O Brasil sedia nesta quarta-feira (23) e quinta (24) um encontro
entre países, empresas, grupos técnicos e acadêmicos para discutir quem
“manda” na internet e qual deve ser a extensão desse poder.
Representantes de mais de 90 nações, entre eles 27 ministros, debaterão
no NETMundial a chamada “governança de rede”, para propor uma carta de
princípios sobre questões técnicas como domínios de rede (“.com” e
“.br”), e socioculturais, como privacidade e liberdade de expressão.
Realizado em São Paulo, o evento terá a participação da presidente
Dilma Rousseff, que deve abordar a aprovação do Marco Civil da Internet,
feita no Senado Federal na noite de terça-feira (22). O documento é
considerado uma espécie de Constituição para o uso da web no país.
O encontro também vai destacar o caráter “libertário” da rede.
“Grande parte da infraestrutura da internet foi construída por softwares
que, em algum momento, poderiam ser considerados intrusos ou
indesejados”, afirmou Marcos Mazoni, diretor-presidente do Serviço
Federal de Processamento de Dados (Serpro), em referência a serviços de
software livre como Mozilla e Apache.
Atualmente, as especificações técnicas da web são discutidas e
desenhadas por grupos dentro do corpo de influência do governo dos
Estados Unidos. A principal delas é a Corporação de Atribuição de Nomes e
Números na Internet (Icann, na sigla em inglês), uma entidade privada
sem fins lucrativos que decide sobre nomes e domínios na rede, mas é
supervisionada pelo Departamento de Comércio americano e não tem
representes de outros países em seu conselho.
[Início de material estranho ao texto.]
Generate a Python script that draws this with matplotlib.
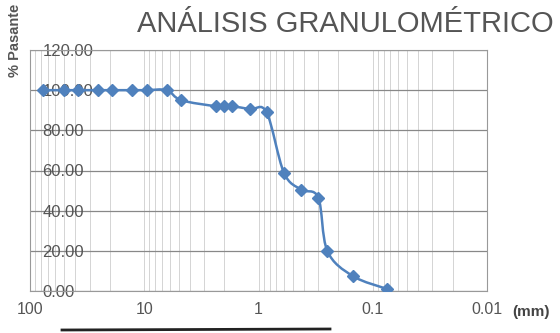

Essa falta de diversidade para gerir os destinos da internet é o
tema que permeará os quatro painéis do NETMundial, para os quais foram
atraídas personalidades da rede como o “pai” da World Wide Web; Tim
Berners-Lee; o presidente da Icann, Fadi Chehadé; e o vice-presidente do
Google e criador do protocolo TCP/IP (fundamental para a web
funcionar), Vint Cerf.
Para o presidente do NETMundial, Virgílio Almeida, a saga do Brasil
e de outros países latinos, como o Peru, para barrar o domínio
“.amazon” – pedido pela empresa de comércio eletrônico Amazon – é um
exemplo da concentração de poder. A Icann permitiu, em 2011, que
companhias pedissem domínios diferentes dos comuns “.com” e “.org” e
pudessem ser “.qualquercoisa”.
Para impedir que uma empresa registre um domínio com o nome de uma
região geográfica, os países que não têm assento no conselho devem
recorrer e esperar que o pedido seja aceito. “Isso mostra que essa
entidade privada dos EUA tem um papel muito grande, o que sempre
incomodou o Brasil”, afirmou Almeida, que também é secretário de
política de informática do Ministério da Ciência, Tecnologia e Inovação.
Os EUA já deram o primeiro passo e informaram que, em 2015,
deixarão o controle da Icann, cuja sede será transferida da Califórnia
para a Suíça. O país, no entanto, só aceita passar o bastão para uma
entidade multissetorial, composta pela sociedade civil e por grupos
técnicos, sem a sobressalência de uma nação sobre as demais.
Após as revelações de que o governo americano mantinha um programa
maciço de monitoramento cibernético, temas como liberdade de expressão e
de associação e privacidade na rede foram incluídas na questão da
governança. Para Almeida, um dos pontos críticos dos debates no
NETMundial será justamente se, além das especificações técnicas, essas
discussões devem ser realizadas. Outra questão importante é a manutenção
do caráter multissetorial da governança da rede em todos os campos. A
questão da segurança, por exemplo, pode ser uma das áreas em que seja
necessária a presença dos países.
Segundo o presidente do evento, o encontro proporá ao final uma
carta de princípios que deverá servir como base para outras nações e
discussões futuras, mas sem força de lei. Almeida explica que temas como
liberdade de expressão, já assegurados por lei no Brasil, podem ser
importantes para outros países. “Se você olhar de forma comparativa, os
acordos sobre meio ambiente ocorrem dessa forma, mas paulatinamente. A
velocidade da internet é mais rápida.”